March 6, 2015 4.52 pm This story is over 108 months old

Work begins on £90k Lincoln Tank Memorial

Work underway: The first sod of turf on the site of the Lincoln Tank Memorial was finally dug on March 6.

The first sod of turf on the site of the Lincoln Tank Memorial was dug on March 6 at Tritton Road Roundabout.

Construction work officially begins on the £90,000 memorial on March 9, and the project is set to be unveiled on May 10.

The tank will be manufactured by Lincoln-based Rilmac Fabrication, with construction group Willmott Dixon installing the memorial on the Tritton Road roundabout.

The latest designs for the Lincoln Tank Memorial, which will be unveiled on May 10.

The latest designs for the Lincoln Tank Memorial, which will be unveiled on May 10.

The memorial will sit close to the site of Foster’s factory where the first tank came off the production line in 1916 and will include the figures of Tritton, Rigby and Wilson who were the designers, developers and manufacturers of the tank.

The project has received the support of Chancellor of the Exchequer George Osborne, who pledged £15,000 to the scheme during his visit to Lincoln in February.

Property development company Taylor Lindsey has also donated £1,000 to the Tank Memorial Fund to coincide with the turf cutting ceremony.

The Taylor Lindsey team donated £1,000 to the fund this week.

The Taylor Lindsey team donated £1,000 to the fund this week.

Mayor of Lincoln, Councillor Brent Charlesworth, said: “It’s absolutely brilliant that work has finally got underway on the memorial and it’s great credit to the people who have got the project off the ground and raised the funds needed.

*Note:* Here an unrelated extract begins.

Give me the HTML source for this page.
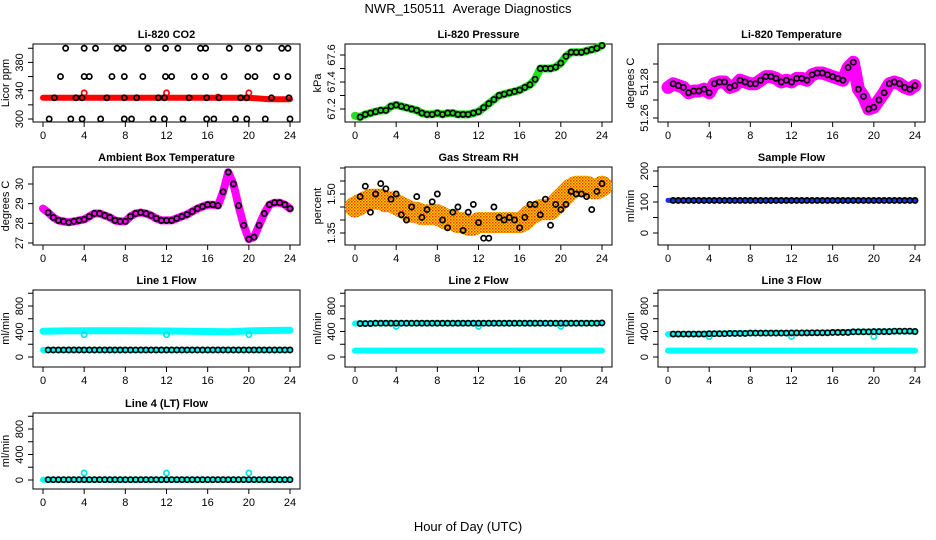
<!DOCTYPE html>
<html><head><meta charset="utf-8"><style>
html,body{margin:0;padding:0;background:#fff;}
svg{display:block;font-family:"Liberation Sans",sans-serif;}
</style></head><body>
<svg id="chart" width="936" height="540" viewBox="0 0 936 540">
<defs>
<pattern id="rhpat" width="3" height="3" patternUnits="userSpaceOnUse">
<rect width="3" height="3" fill="#ffd000"/><rect x="0" y="0" width="1.5" height="1.5" fill="#e83000"/><rect x="1.5" y="1.5" width="1.5" height="1.5" fill="#f07000"/>
</pattern>
</defs>
<text x="468" y="13" font-size="13" text-anchor="middle" style="white-space:pre">NWR_150511&#160;&#160;Average Diagnostics</text>
<text x="468" y="531" font-size="13" text-anchor="middle">Hour of Day (UTC)</text>
</svg>
<script>
// shared half-hour grid
const hours = [0,0.5,1,1.5,2,2.5,3,3.5,4,4.5,5,5.5,6,6.5,7,7.5,8,8.5,9,9.5,10,10.5,11,11.5,12,12.5,13,13.5,14,14.5,15,15.5,16,16.5,17,17.5,18,18.5,19,19.5,20,20.5,21,21.5,22,22.5,23,23.5,24];
const xTicks = [0,4,8,12,16,20,24];

// CO2
const co2BandHours = [0,4,8,12,16,20,22,24];
const co2Band = [330,330,330,330,330,330,328,328];
const co2RedHours = [4,12,17,20];
const co2Red = [337,337,331,337];
const co2BlackHours = [2.2,4.0,5.1,7.2,7.8,10.2,11.9,13.1,15.3,15.8,18.1,19.9,21.0,23.2,23.8,
 1.7,4.0,4.5,6.7,7.9,9.7,11.9,12.5,14.7,15.8,17.6,19.9,20.6,22.7,23.8,
 1.1,3.2,3.8,6.2,7.9,9.1,11.2,11.8,14.2,15.9,17.1,19.2,19.8,22.2,23.9,
 0.6,2.7,3.8,5.6,7.9,8.6,10.7,11.8,13.6,15.9,16.6,18.7,19.8,21.6,24.0];
const co2Black = [400,400,400,400,400,400,400,400,400,400,400,400,400,400,400,
 360,360,360,360,360,360,360,360,360,360,360,360,360,360,360,
 330,330,330,330,330,330,330,330,330,330,330,330,330,330,330,
 300,300,300,300,300,300,300,300,300,300,300,300,300,300,300];

// Pressure
const pressure = [67.15,67.14,67.16,67.17,67.18,67.19,67.19,67.22,67.23,67.22,67.21,67.20,67.19,67.17,67.16,67.16,67.17,67.16,67.17,67.17,67.16,67.16,67.16,67.17,67.18,67.21,67.24,67.27,67.30,67.31,67.32,67.33,67.34,67.36,67.38,67.42,67.50,67.50,67.50,67.51,67.54,67.59,67.62,67.62,67.62,67.63,67.64,67.65,67.67];

// Li-820 temperature
const liTemp = [51.277,51.279,51.278,51.277,51.274,51.275,51.275,51.276,51.274,51.279,51.280,51.280,51.277,51.278,51.281,51.280,51.279,51.279,51.281,51.283,51.283,51.282,51.280,51.281,51.280,51.282,51.282,51.281,51.284,51.285,51.285,51.284,51.283,51.282,51.281,51.288,51.291,51.276,51.272,51.265,51.266,51.270,51.274,51.279,51.280,51.279,51.277,51.276,51.278];

// Ambient box temperature
const ambient = [28.75,28.55,28.3,28.15,28.1,28.05,28.1,28.15,28.2,28.35,28.5,28.5,28.4,28.3,28.15,28.1,28.1,28.35,28.5,28.55,28.5,28.4,28.25,28.15,28.15,28.15,28.25,28.35,28.45,28.6,28.75,28.85,28.95,28.95,28.9,29.6,30.6,30.0,28.9,27.9,27.2,27.3,27.9,28.5,28.95,29.05,29.05,28.95,28.75];

// Gas stream RH
const rhBand = [1.45,1.46,1.47,1.48,1.48,1.48,1.47,1.47,1.46,1.45,1.44,1.43,1.43,1.42,1.42,1.42,1.42,1.41,1.40,1.40,1.39,1.39,1.38,1.38,1.39,1.39,1.39,1.39,1.39,1.39,1.39,1.39,1.39,1.40,1.42,1.43,1.44,1.44,1.44,1.46,1.48,1.50,1.52,1.53,1.53,1.53,1.52,1.52,1.53];
const rhDots = [1.47,1.49,1.53,1.43,1.50,1.54,1.52,1.48,1.50,1.42,1.40,1.45,1.49,1.41,1.44,1.47,1.50,1.40,1.37,1.43,1.45,1.36,1.43,1.46,1.39,1.33,1.33,1.45,1.41,1.40,1.41,1.40,1.37,1.41,1.46,1.46,1.42,1.48,1.38,1.46,1.44,1.46,1.51,1.50,1.50,1.49,1.44,1.51,1.54];

// Sample flow
const sampleFlow = [105,105,105,105,105,105,105,105,105,105,105,105,105,105,105,105,105,105,105,105,105,105,105,105,105,105,105,105,105,105,105,105,105,105,105,105,105,105,105,105,105,105,105,105,105,105,105,105,105];

// Line flows
const line1Upper = [405,410,412,412,412,410,408,405,400,395,410,415,420];
const line1Lower = [110,110,110,110,110,110,110,110,110,110,110,110,110];
const line2Upper = [525,530,530,530,530,530,530,530,530,530,530,530,535];
const line2Lower = [100,100,100,100,100,100,100,100,100,100,100,100,100];
const line3Upper = [360,360,365,370,375,375,378,380,385,395,398,405,400];
const line3Lower = [100,100,100,100,100,100,100,100,100,100,100,100,100];
const line4Upper = [5,5,5,5,5,5,5,5,5,5,5,5,5];
const bandHours = [0,2,4,6,8,10,12,14,16,18,20,22,24];
const outlierHours = [4,12,20];
const line1Out = [350,350,350];
const line2Out = [480,480,480];
const line3Out = [320,320,320];
const line4Out = [110,110,110];

const NS = 'http://www.w3.org/2000/svg';
const svg = document.getElementById('chart');
function mk(tag, attrs, parent){ const e=document.createElementNS(NS,tag); for(const k in attrs) e.setAttribute(k,attrs[k]); (parent||svg).appendChild(e); return e; }

function panel(o){
  const g = mk('g',{});
  
  
  const L=o.box[0], R=o.box[1], T=o.box[2], B=o.box[3];
  const xs = h => (L+10) + h*((R-10)-(L+10))/24;
  const ys = v => o.p1 + (v-o.v1)*(o.p2-o.p1)/(o.v2-o.v1);
  const t = mk('text',{x:(L+R)/2,y:T-6,'font-size':11,'font-weight':'bold','text-anchor':'middle'},g);
  t.textContent=o.title;
  
  
  const box = mk('rect',{x:L,y:T,width:R-L,height:B-T,fill:'none',stroke:'#000','stroke-width':1},g);
  
  
  xTicks.forEach(h=>{
    mk('line',{x1:xs(h),x2:xs(h),y1:B,y2:B+5,stroke:'#000'},g);
    const tx=mk('text',{x:xs(h),y:B+17,'font-size':11,'text-anchor':'middle'},g);
    tx.textContent=h;
    
    
  });
  o.yTicks.forEach(v=>{
    mk('line',{x1:L-5,x2:L,y1:ys(v),y2:ys(v),stroke:'#000'},g);
  });
  o.yLabels.forEach(v=>{
    const y=ys(v);
    const tx=mk('text',{x:L-10,y:y,'font-size':11,'text-anchor':'middle',transform:`rotate(-90 ${L-10} ${y})`},g);
    tx.textContent=o.fmt?o.fmt(v):v;
    
    
  });
  const lab=mk('text',{x:L-24,y:(T+B)/2,'font-size':11,'text-anchor':'middle',transform:`rotate(-90 ${L-24} ${(T+B)/2})`},g);
  lab.textContent=o.ylab;
  
  
  const clip = 'c'+Math.round(L)+'_'+Math.round(T);
  const cp=mk('clipPath',{id:clip},g); mk('rect',{x:L,y:T-2,width:R-L,height:B-T+4},cp);
  const pg=mk('g',{'clip-path':`url(#${clip})`},g);
  return {g:pg,xs,ys};
}
function band(p, hs, vs, color, w, name){
  const pts = hs.map((h,i)=>p.xs(h).toFixed(1)+','+p.ys(vs[i]).toFixed(1)).join(' ');
  const e=mk('polyline',{points:pts,fill:'none',stroke:color,'stroke-width':w,'stroke-linecap':'round','stroke-linejoin':'round'},p.g);
  
  
}
function circles(p, hs, vs, color, name, skipFirst){
  hs.forEach((h,i)=>{
    if(skipFirst && i===0) return;
    const c=mk('circle',{cx:p.xs(h),cy:p.ys(vs[i]),r:2.6,fill:'none',stroke:color,'stroke-width':1.7},p.g);
    
    
  });
}

// Row 1
let p = panel({name:'co2-panel',title:'Li-820 CO2',ylab:'Licor ppm',box:[33,300,44,122],v1:300,p1:119,v2:340,p2:90.7,yTicks:[300,320,340,360,380,400],yLabels:[300,340,380]});
band(p, co2BandHours, co2Band, '#f00', 6, 'co2-band');
circles(p, co2RedHours, co2Red, '#f00', 'co2-red-point');
circles(p, co2BlackHours, co2Black, '#000', 'co2-point');

p = panel({name:'pressure-panel',title:'Li-820 Pressure',ylab:'kPa',box:[345,612,44,122],v1:67.2,p1:109,v2:67.6,p2:55,yTicks:[67.2,67.3,67.4,67.5,67.6],yLabels:[67.2,67.4,67.6],fmt:v=>v.toFixed(1)});
band(p, hours, pressure, '#22dd22', 8, 'pressure-band');
circles(p, hours, pressure, '#000', 'pressure-point', true);

p = panel({name:'li820-temp-panel',title:'Li-820 Temperature',ylab:'degrees C',box:[658,925,44,122],v1:51.26,p1:118,v2:51.28,p2:82,yTicks:[51.26,51.27,51.28,51.29],yLabels:[51.26,51.28],fmt:v=>v.toFixed(2)});
band(p, hours, liTemp, '#ff00ff', 13, 'li820-temp-band');
circles(p, hours, liTemp, '#000', 'li820-temp-point', true);

// Row 2
p = panel({name:'ambient-panel',title:'Ambient Box Temperature',ylab:'degrees C',box:[33,300,167,245],v1:27,p1:243,v2:30,p2:184,yTicks:[27,28,29,30],yLabels:[27,28,29,30]});
band(p, hours, ambient, '#ff00ff', 8, 'ambient-band');
circles(p, hours, ambient, '#000', 'ambient-point', true);

p = panel({name:'rh-panel',title:'Gas Stream RH',ylab:'percent',box:[345,612,167,245],v1:1.35,p1:233,v2:1.50,p2:194,yTicks:[1.35,1.40,1.45,1.50,1.55,1.60],yLabels:[1.35,1.50],fmt:v=>v.toFixed(2)});
band(p, hours, rhBand, 'url(#rhpat)', 21, 'rh-band');
circles(p, hours, rhDots, '#000', 'rh-point', true);

p = panel({name:'sample-flow-panel',title:'Sample Flow',ylab:'ml/min',box:[658,925,167,245],v1:0,p1:233,v2:200,p2:171,yTicks:[0,50,100,150,200],yLabels:[0,100,200]});
band(p, hours, sampleFlow, '#1030ff', 5, 'sample-flow-band');
circles(p, hours, sampleFlow, '#000', 'sample-flow-point', true);

// Row 3
const flowTicks=[0,200,400,600,800,1000], flowLabels=[0,400,800];
p = panel({name:'line1-panel',title:'Line 1 Flow',ylab:'ml/min',box:[33,300,290,367],v1:0,p1:357,v2:800,p2:306,yTicks:flowTicks,yLabels:flowLabels});
band(p, bandHours, line1Upper, '#00ffff', 7, 'line1-upper-band');
band(p, bandHours, line1Lower, '#00ffff', 6, 'line1-lower-band');
circles(p, outlierHours, line1Out, '#00e5e5', 'line1-outlier');
circles(p, hours, hours.map((h,i)=>line1Lower[Math.floor(i/4)]), '#000', 'line1-point', true);

p = panel({name:'line2-panel',title:'Line 2 Flow',ylab:'ml/min',box:[345,612,290,367],v1:0,p1:357,v2:800,p2:306,yTicks:flowTicks,yLabels:flowLabels});
band(p, bandHours, line2Upper, '#00ffff', 6, 'line2-upper-band');
band(p, bandHours, line2Lower, '#00ffff', 6, 'line2-lower-band');
circles(p, outlierHours, line2Out, '#00e5e5', 'line2-outlier');
circles(p, hours, hours.map((h,i)=>line2Upper[Math.floor(i/4)]), '#000', 'line2-point', true);

p = panel({name:'line3-panel',title:'Line 3 Flow',ylab:'ml/min',box:[658,925,290,367],v1:0,p1:357,v2:800,p2:306,yTicks:flowTicks,yLabels:flowLabels});
band(p, bandHours, line3Upper, '#00ffff', 6, 'line3-upper-band');
band(p, bandHours, line3Lower, '#00ffff', 6, 'line3-lower-band');
circles(p, outlierHours, line3Out, '#00e5e5', 'line3-outlier');
circles(p, hours, hours.map((h,i)=>line3Upper[Math.floor(i/4)]), '#000', 'line3-point', true);

// Row 4
p = panel({name:'line4-panel',title:'Line 4 (LT) Flow',ylab:'ml/min',box:[33,300,413,489],v1:0,p1:480,v2:800,p2:429,yTicks:flowTicks,yLabels:flowLabels});
band(p, bandHours, line4Upper, '#00ffff', 6, 'line4-band');
circles(p, outlierHours, line4Out, '#00e5e5', 'line4-outlier');
circles(p, hours, hours.map((h,i)=>line4Upper[Math.floor(i/4)]), '#000', 'line4-point', true);
</script>
</body></html>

“The memorial will be for everyone in Lincoln to enjoy, to share. It celebrates the city’s engineering history and looks to its future and I’m sure that it will be something that the people of Lincoln will be justifiably proud of.”

Joe Cooke, Chairman of the Lincoln Tank Memorial group, added: “The memorial is important to Lincoln because of the engineering skills that the city has produced over the years – if the tank had not been invented in Lincoln, the First World War would have gone on into the 1920s.”